Infusion Technique Reduces AEs in Patients With ALL Receiving PEG-Asparaginase

November 02, 2018

Asparaginase is part of treatment for acute lymphocytic leukemia (ALL) and is associated with improved outcomes in those who complete this course of treatment. Despite the necessity of PEG-asparaginase, 20%–30% of patients can experience toxicities.

Researchers assessed a different infusion technique and observed a statistically and clinically significant reduced rate of adverse events (AEs) in patients receiving PEG-asparaginase with a normal saline infusion compared with those receiving the treatment without fluids.
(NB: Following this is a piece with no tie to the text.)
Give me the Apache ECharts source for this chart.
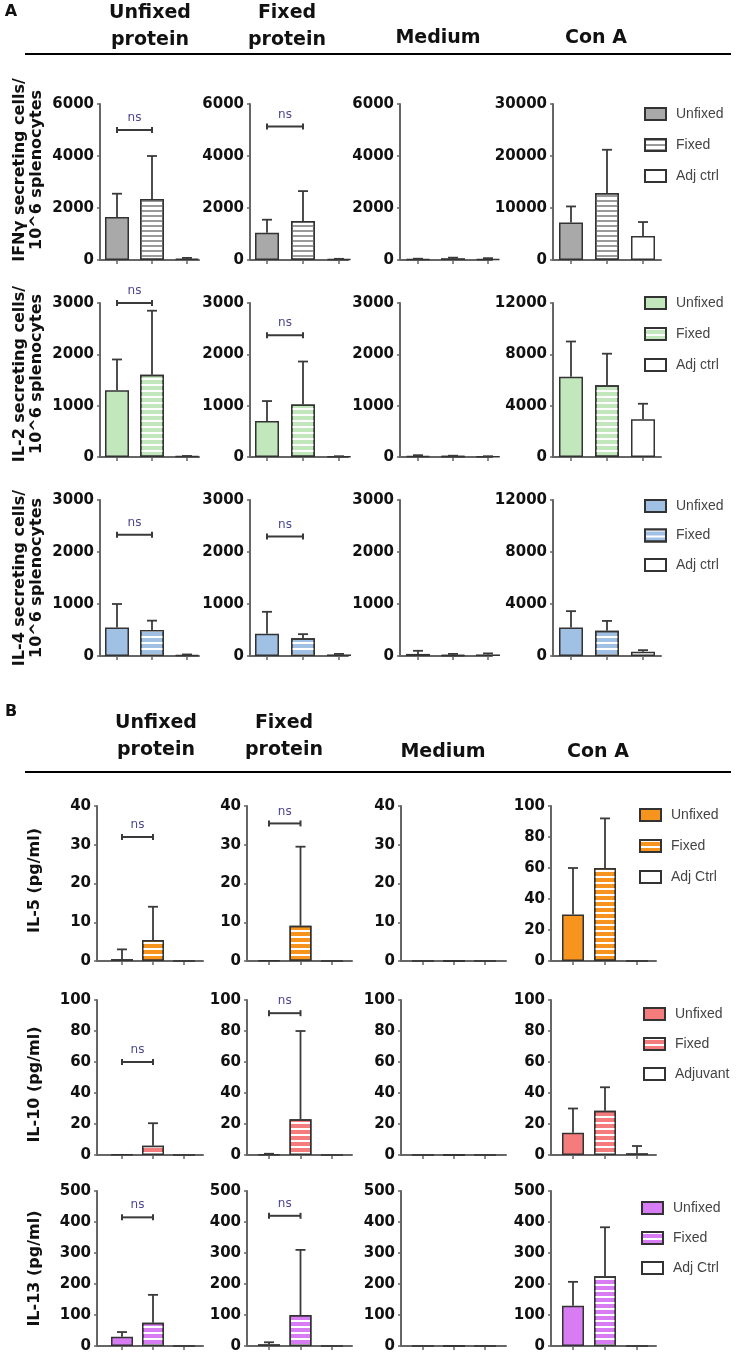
<!DOCTYPE html>
<html><head><meta charset="utf-8">
<script src="https://cdn.jsdelivr.net/npm/echarts@6/dist/echarts.min.js"></script>
<style>html,body{margin:0;padding:0;background:#fff}#c{width:736px;height:1358px}</style>
</head><body><div id="c"></div>
<script>
// ---------- DATA ----------
const sectionLabels = ['A', 'B'];
const columnHeaders = ['Unfixed\nprotein', 'Fixed\nprotein', 'Medium', 'Con A'];
const rowTitles = [
  'IFNγ secreting cells/\n10^6 splenocytes',
  'IL-2 secreting cells/\n10^6 splenocytes',
  'IL-4 secreting cells/\n10^6 splenocytes',
  'IL-5 (pg/ml)',
  'IL-10 (pg/ml)',
  'IL-13 (pg/ml)'
];
const legendLabels = [
  ['Unfixed', 'Fixed', 'Adj ctrl'],
  ['Unfixed', 'Fixed', 'Adj ctrl'],
  ['Unfixed', 'Fixed', 'Adj ctrl'],
  ['Unfixed', 'Fixed', 'Adj Ctrl'],
  ['Unfixed', 'Fixed', 'Adjuvant'],
  ['Unfixed', 'Fixed', 'Adj Ctrl']
];
const yMax = [
  [6000, 6000, 6000, 30000],
  [3000, 3000, 3000, 12000],
  [3000, 3000, 3000, 12000],
  [40, 40, 40, 100],
  [100, 100, 100, 100],
  [500, 500, 500, 500]
];
const yInterval = [
  [2000, 2000, 2000, 10000],
  [1000, 1000, 1000, 4000],
  [1000, 1000, 1000, 4000],
  [10, 10, 10, 20],
  [20, 20, 20, 20],
  [100, 100, 100, 100]
];
// means per column (Unfixed protein, Fixed protein, Medium, Con A) x group (Unfixed, Fixed, Adj)
const ifngMean  = [[1650, 2350, 50], [1050, 1500, 30], [30, 60, 40], [7200, 12900, 4600]];
const ifngUpper = [[2550, 4000, 80], [1550, 2650, 45], [50, 90, 70], [10300, 21200, 7300]];
const ifngNs = [5000, 5130];
const il2Mean  = [[1300, 1600, 15], [700, 1025, 10], [20, 15, 10], [6250, 5600, 2950]];
const il2Upper = [[1900, 2850, 20], [1090, 1860, 15], [35, 25, 15], [9000, 8050, 4150]];
const il2Ns = [3000, 2370];
const il4Mean  = [[550, 500, 20], [430, 340, 30], [40, 20, 30], [2200, 1950, 330]];
const il4Upper = [[1000, 680, 30], [850, 420, 40], [100, 40, 50], [3450, 2700, 450]];
const il4Ns = [2330, 2300];
const il5Mean  = [[0.5, 5.4, 0], [0.1, 9.1, 0], [0, 0, 0], [30, 60, 0]];
const il5Upper = [[3, 14, 0], [0.1, 29.5, 0], [0, 0, 0], [60, 92, 0]];
const il5Ns = [32, 35.5];
const il10Mean  = [[0.2, 6, 0], [0.4, 23, 0], [0, 0, 0], [14.4, 28.6, 1.2]];
const il10Upper = [[0.2, 20.5, 0], [0.8, 80, 0], [0, 0, 0], [30, 43.7, 5.8]];
const il10Ns = [60, 91.5];
const il13Mean  = [[30, 75, 0], [6, 100, 0], [0, 0, 0], [130, 225, 0]];
const il13Upper = [[45, 165, 0], [12, 310, 0], [0, 0, 0], [207, 383, 0]];
const il13Ns = [415, 420];

const rowMeans = [ifngMean, il2Mean, il4Mean, il5Mean, il10Mean, il13Mean];
const rowUppers = [ifngUpper, il2Upper, il4Upper, il5Upper, il10Upper, il13Upper];
const rowNs = [ifngNs, il2Ns, il4Ns, il5Ns, il10Ns, il13Ns];
const rowColors = ['#a9a9a9', '#c3e7bd', '#a0c0e4', '#f7941d', '#f47c7c', '#d77cf2'];

// ---------- LAYOUT ----------
const rowTop = [104, 303, 500, 806, 1000, 1191];
const rowBottom = [260, 457, 656, 961, 1155, 1346];
const secGeom = [
  {axis: [100, 250, 400, 553], t1: [117, 267, 418, 571], t3: [187, 339, 488, 643], end: [199, 348, 492, 661], barW: 24,
   headerX: [150, 287, 438, 596], headerY2: 27, headerY1: 38, lineY: 54, labelY: 12},
  {axis: [97, 247, 401, 551], t1: [122, 269, 423, 573], t3: [184, 332, 485, 637], end: [203, 352, 506, 656], barW: 22,
   headerX: [156, 284, 443, 598], headerY2: 737, headerY1: 752, lineY: 772, labelY: 712}
];
const legendPos = [[639, 102, 17], [639, 291, 17], [639, 494, 15.5], [634, 803, 17], [638, 1002, 16], [636, 1196, 16]];
const titleGap = [54, 54, 54, 53, 53, 53];
// padding on rotated titles: [top,right,bottom,left]; left padding moves text up, right moves it down
const titlePad = [[0, 0, 0, 24], [0, 0, 0, 12], [0, 0, 0, 0], [0, 0, 0, 6], [0, 14, 0, 0], [0, 0, 0, 0]];

const AX = '#666', INK = '#111', ERR = '#3a3a3a', BORDER = '#333';
const grids = [], xAxes = [], yAxes = [], series = [], legends = [];

function errRender(params, api) {
  const x = api.value(0), m = api.value(1), u = api.value(2);
  const p0 = api.coord([x, m]), p1 = api.coord([x, u]);
  const st = {stroke: ERR, lineWidth: 1.8};
  return {type: 'group', children: [
    {type: 'line', shape: {x1: p0[0], y1: p0[1], x2: p1[0], y2: p1[1]}, style: st},
    {type: 'line', shape: {x1: p1[0] - 5, y1: p1[1], x2: p1[0] + 5, y2: p1[1]}, style: st}
  ]};
}
function nsRender(params, api) {
  const a = api.value(0), b = api.value(1), v = api.value(2);
  const p0 = api.coord([a, v]), p1 = api.coord([b, v]);
  const st = {stroke: ERR, lineWidth: 2};
  return {type: 'group', children: [
    {type: 'line', shape: {x1: p0[0], y1: p0[1], x2: p1[0], y2: p1[1]}, style: st},
    {type: 'line', shape: {x1: p0[0], y1: p0[1] - 3, x2: p0[0], y2: p0[1] + 3}, style: st},
    {type: 'line', shape: {x1: p1[0], y1: p1[1] - 3, x2: p1[0], y2: p1[1] + 3}, style: st},
    {type: 'text', x: (p0[0] + p1[0]) / 2, y: p0[1] - 12,
     style: {text: 'ns', fill: '#4b4690', font: '12px "DejaVu Sans"', align: 'center', verticalAlign: 'middle'}}
  ]};
}

for (let r = 0; r < 6; r++) {
  const s = r < 3 ? 0 : 1;
  const g = secGeom[s];
  const names = legendLabels[r].map(l => r + '|' + l);
  const col = rowColors[r];
  const styles = [
    {color: col, borderColor: BORDER, borderWidth: 1.5},
    r === 0
      ? {color: '#ffffff', borderColor: BORDER, borderWidth: 1.5,
         decal: {symbol: 'rect', symbolSize: 1, color: '#9a9a9a', dashArrayX: [1, 0], dashArrayY: [2, 3], rotation: 0}}
      : {color: col, borderColor: BORDER, borderWidth: 1.5,
         decal: {symbol: 'rect', symbolSize: 1, color: '#ffffff', dashArrayX: [1, 0], dashArrayY: [2, 4], rotation: 0}},
    {color: '#ffffff', borderColor: BORDER, borderWidth: 1.5}
  ];
  for (let c = 0; c < 4; c++) {
    const gi = r * 4 + c;
    const sp = (g.t3[c] - g.t1[c]) / 2;
    grids.push({left: g.axis[c], top: rowTop[r], width: g.end[c] - g.axis[c], height: rowBottom[r] - rowTop[r]});
    xAxes.push({gridIndex: gi, type: 'value',
      min: 1 - (g.t1[c] - g.axis[c]) / sp, max: 3 + (g.end[c] - g.t3[c]) / sp,
      axisLine: {show: true, onZero: false, lineStyle: {color: AX, width: 2}},
      axisTick: {show: true, customValues: [1, 2, 3], length: 4, lineStyle: {color: AX, width: 1.5}},
      axisLabel: {show: false}, splitLine: {show: false}});
    const ya = {gridIndex: gi, type: 'value', min: 0, max: yMax[r][c], interval: yInterval[r][c],
      axisLine: {show: true, onZero: false, lineStyle: {color: AX, width: 2}},
      axisTick: {show: true, length: 3, lineStyle: {color: AX, width: 1.5}},
      axisLabel: {margin: 6, color: INK, fontFamily: 'DejaVu Sans', fontWeight: 'bold', fontSize: 15,
        formatter: v => String(v)},
      splitLine: {show: false}};
    if (c === 0) {
      Object.assign(ya, {name: rowTitles[r], nameLocation: 'middle', nameRotate: 90, nameGap: titleGap[r],
        nameTextStyle: {color: INK, fontFamily: 'DejaVu Sans', fontWeight: 'bold', fontSize: 16, lineHeight: 17.5,
          padding: titlePad[r]}});
    }
    yAxes.push(ya);
    const mean = rowMeans[r][c], up = rowUppers[r][c];
    for (let k = 0; k < 3; k++) {
      series.push({type: 'bar', name: names[k], xAxisIndex: gi, yAxisIndex: gi, barWidth: g.barW, barGap: '-100%',
        data: [[k + 1, mean[k]]], itemStyle: styles[k], silent: true, z: 2});
    }
    const errData = [];
    for (let k = 0; k < 3; k++) if (up[k] > mean[k]) errData.push([k + 1, mean[k], up[k]]);
    if (errData.length) series.push({type: 'custom', xAxisIndex: gi, yAxisIndex: gi, renderItem: errRender,
      data: errData, silent: true, z: 3});
    if (c < 2) series.push({type: 'custom', xAxisIndex: gi, yAxisIndex: gi, renderItem: nsRender,
      data: [[1, 2, rowNs[r][c]]], silent: true, z: 3});
  }
  legends.push({orient: 'vertical', left: legendPos[r][0], top: legendPos[r][1], itemWidth: 21, itemHeight: 12,
    itemGap: legendPos[r][2], icon: 'rect', selectedMode: false, data: names,
    formatter: n => n.split('|')[1],
    textStyle: {color: '#444', fontFamily: 'Liberation Sans', fontSize: 14, padding: [0, 0, 0, 5]}});
}

const graphics = [];
secGeom.forEach((g, s) => {
  graphics.push({type: 'text', x: 11, y: g.labelY,
    style: {text: sectionLabels[s], font: 'bold 16px "DejaVu Sans"', fill: INK, align: 'center', verticalAlign: 'middle'}});
  columnHeaders.forEach((h, c) => {
    graphics.push({type: 'text', x: g.headerX[c], y: h.includes('\n') ? g.headerY2 : g.headerY1,
      style: {text: h, font: 'bold 19px "DejaVu Sans"', lineHeight: 27, fill: INK, align: 'center', verticalAlign: 'middle'}});
  });
  graphics.push({type: 'line', shape: {x1: 25, y1: g.lineY, x2: 731, y2: g.lineY}, style: {stroke: '#000', lineWidth: 2}});
});

const chart = echarts.init(document.getElementById('c'), null, {renderer: 'canvas'});
chart.setOption({animation: false, backgroundColor: '#fff', grid: grids, xAxis: xAxes, yAxis: yAxes,
  series, legend: legends, graphic: graphics});
</script></body></html>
Faina Shenderov, PharmD, BCOP, BCNSP, CNSC, and Anne Schaefer, MD, presented the results in “Study on Prevention of PEG-asparaginase Associated Toxicities” as part of the e-poster sessions on November 2 and 3 during the 2018 JADPRO Live conference in Hollywood, FL.

Researchers conducted a retrospective analysis of 58 patients receiving PEG-asparaginase between September 1, 2014, and July 30, 2017: 37 patients received PEG-asparaginase as an IV piggy-back (IVPB) alone and 21 received PEG-asparaginase through the tubing of a freely infusing solution of normal saline.

AEs occurred in 18.6% of patients receiving PEG-asparaginase IVPB alone and in 1.6% of those receiving it through a running IV line (p = 0.0072). Among those not receiving fluids, four patients experienced grade 3 hypersensitivity during consolidation, one during induction, and one during delayed intensification. Just one patient receiving PEG-asparaginase with normal saline experienced a reaction.

Increased antiemetic use occurred in 18 of 104 IVPB doses (18.4%) compared with one of 64 normal saline doses (1.6%).

The researchers pointed to an improved quality of life and reduced costs with PEG-asparaginase plus normal saline because the use of the more expensive alternative Erwinia asparaginase was avoided.